Your copy of the material below should match it exactly, except that it holds no pictures.
===== GIVEN INFORMATION
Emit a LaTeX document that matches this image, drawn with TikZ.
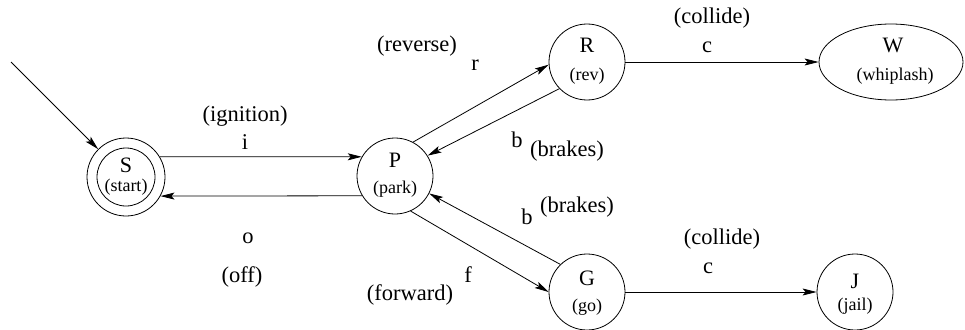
\documentclass[tikz,border=0pt]{standalone}
\usepackage{fontspec}
\setmainfont{Liberation Serif}
\newfontfamily\tms{Liberation Serif}
\usetikzlibrary{arrows.meta,shapes.geometric}
\begin{document}
\begin{tikzpicture}[x=1pt,y=-1pt,
  state/.style={circle,draw,line width=0.8pt,minimum size=76pt,inner sep=0pt},
  bigtxt/.style={font=\tms\fontsize{22}{24}\selectfont,inner sep=0pt},
  smalltxt/.style={font=\tms\fontsize{18}{20}\selectfont,inner sep=0pt},
  elab/.style={font=\tms\fontsize{22.5}{24}\selectfont,inner sep=0pt},
  edge/.style={line width=0.8pt,-{Stealth[length=14pt,width=7pt,inset=3pt]}}]
\useasboundingbox (0,0) rectangle (965,329);
% states
\node[state,minimum size=78pt] (S) at (126,177) {};
\node[circle,draw,line width=0.8pt,minimum size=58pt,inner sep=0pt] (Si) at (126,177) {};
\node[state] (P) at (395,176) {};
\node[state] (R) at (587,62) {};
\node[ellipse,draw,line width=0.8pt,minimum width=144pt,minimum height=76pt,inner sep=0pt] (W) at (891,62) {};
\node[state] (G) at (587,292) {};
\node[state] (J) at (855,292) {};
% state texts
\node[bigtxt] (St) at (126,165.5) {S};
\node[smalltxt] (Ss) at (126,187.5) {(start)};
\node[bigtxt] (Pt) at (395,160.5) {P};
\node[smalltxt] (Ps) at (395,189.5) {(park)};
\node[bigtxt] (Rt) at (587,45.5) {R};
\node[smalltxt] (Rs) at (587,76.5) {(rev)};
\node[bigtxt] (Wt) at (893,45) {W};
\node[smalltxt] (Ws) at (895,76.5) {(whiplash)};
\node[bigtxt] (Gt) at (587,278) {G};
\node[smalltxt] (Gs) at (587,307) {(go)};
\node[bigtxt] (Jt) at (855,281) {J};
\node[smalltxt] (Js) at (855,306) {(jail)};
% edges
\coordinate (start) at (11,62);
\draw[edge] (start) -- (S.135);
\draw[edge] (S.31) -- (P.150);
\draw[edge] (P.211) -- (S.331);
\draw[edge] (P.62) -- (R.184);
\draw[edge] (R.224) -- (P.32);
\draw[edge] (G.134) -- (P.333);
\draw[edge] (P.294) -- (G.180);
\draw[edge] (R.east) -- (W.west);
\draw[edge] (G.east) -- (J.west);
% edge labels
\node[elab] (l1) at (245,116) {(ignition)};
\node[elab] (l2) at (245,142) {i};
\node[elab] (l3) at (248,238) {o};
\node[elab] (l4) at (242,277) {(off)};
\node[elab] (l5) at (417,46) {(reverse)};
\node[elab] (l6) at (475,65) {r};
\node[elab] (l7) at (517,140) {b};
\node[elab] (l8) at (567,151) {(brakes)};
\node[elab] (l9) at (527,217) {b};
\node[elab] (l10) at (577,207) {(brakes)};
\node[elab] (l11) at (468,275) {f};
\node[elab] (l12) at (410,295) {(forward)};
\node[elab] (l13) at (712,18) {(collide)};
\node[elab] (l14) at (707,47) {c};
\node[elab] (l15) at (722,239) {(collide)};
\node[elab] (l16) at (708,268) {c};
\end{tikzpicture}
\end{document}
==========
## ANSWER TO THE TASK
Emit a LaTeX document that matches this image, drawn with TikZ.
\documentclass[tikz,border=0pt]{standalone}
\usepackage{fontspec}
\setmainfont{Liberation Serif}
\newfontfamily\tms{Liberation Serif}
\usetikzlibrary{arrows.meta,shapes.geometric}
\begin{document}
\begin{tikzpicture}[x=1pt,y=-1pt,
  state/.style={circle,draw,line width=0.8pt,minimum size=76pt,inner sep=0pt},
  bigtxt/.style={font=\tms\fontsize{22}{24}\selectfont,inner sep=0pt},
  smalltxt/.style={font=\tms\fontsize{18}{20}\selectfont,inner sep=0pt},
  elab/.style={font=\tms\fontsize{22.5}{24}\selectfont,inner sep=0pt},
  edge/.style={line width=0.8pt,-{Stealth[length=14pt,width=7pt,inset=3pt]}}]
\useasboundingbox (0,0) rectangle (965,329);
% states
\node[state,minimum size=78pt] (S) at (126,177) {};
\node[circle,draw,line width=0.8pt,minimum size=58pt,inner sep=0pt] (Si) at (126,177) {};
\node[state] (P) at (395,176) {};
\node[state] (R) at (587,62) {};
\node[ellipse,draw,line width=0.8pt,minimum width=144pt,minimum height=76pt,inner sep=0pt] (W) at (891,62) {};
\node[state] (G) at (587,292) {};
\node[state] (J) at (855,292) {};
% state texts
\node[bigtxt] (St) at (126,165.5) {S};
\node[smalltxt] (Ss) at (126,187.5) {(start)};
\node[bigtxt] (Pt) at (395,160.5) {P};
\node[smalltxt] (Ps) at (395,189.5) {(park)};
\node[bigtxt] (Rt) at (587,45.5) {R};
\node[smalltxt] (Rs) at (587,76.5) {(rev)};
\node[bigtxt] (Wt) at (893,45) {W};
\node[smalltxt] (Ws) at (895,76.5) {(whiplash)};
\node[bigtxt] (Gt) at (587,278) {G};
\node[smalltxt] (Gs) at (587,307) {(go)};
\node[bigtxt] (Jt) at (855,281) {J};
\node[smalltxt] (Js) at (855,306) {(jail)};
% edges
\coordinate (start) at (11,62);
\draw[edge] (start) -- (S.135);
\draw[edge] (S.31) -- (P.150);
\draw[edge] (P.211) -- (S.331);
\draw[edge] (P.62) -- (R.184);
\draw[edge] (R.224) -- (P.32);
\draw[edge] (G.134) -- (P.333);
\draw[edge] (P.294) -- (G.180);
\draw[edge] (R.east) -- (W.west);
\draw[edge] (G.east) -- (J.west);
% edge labels
\node[elab] (l1) at (245,116) {(ignition)};
\node[elab] (l2) at (245,142) {i};
\node[elab] (l3) at (248,238) {o};
\node[elab] (l4) at (242,277) {(off)};
\node[elab] (l5) at (417,46) {(reverse)};
\node[elab] (l6) at (475,65) {r};
\node[elab] (l7) at (517,140) {b};
\node[elab] (l8) at (567,151) {(brakes)};
\node[elab] (l9) at (527,217) {b};
\node[elab] (l10) at (577,207) {(brakes)};
\node[elab] (l11) at (468,275) {f};
\node[elab] (l12) at (410,295) {(forward)};
\node[elab] (l13) at (712,18) {(collide)};
\node[elab] (l14) at (707,47) {c};
\node[elab] (l15) at (722,239) {(collide)};
\node[elab] (l16) at (708,268) {c};
\end{tikzpicture}
\end{document}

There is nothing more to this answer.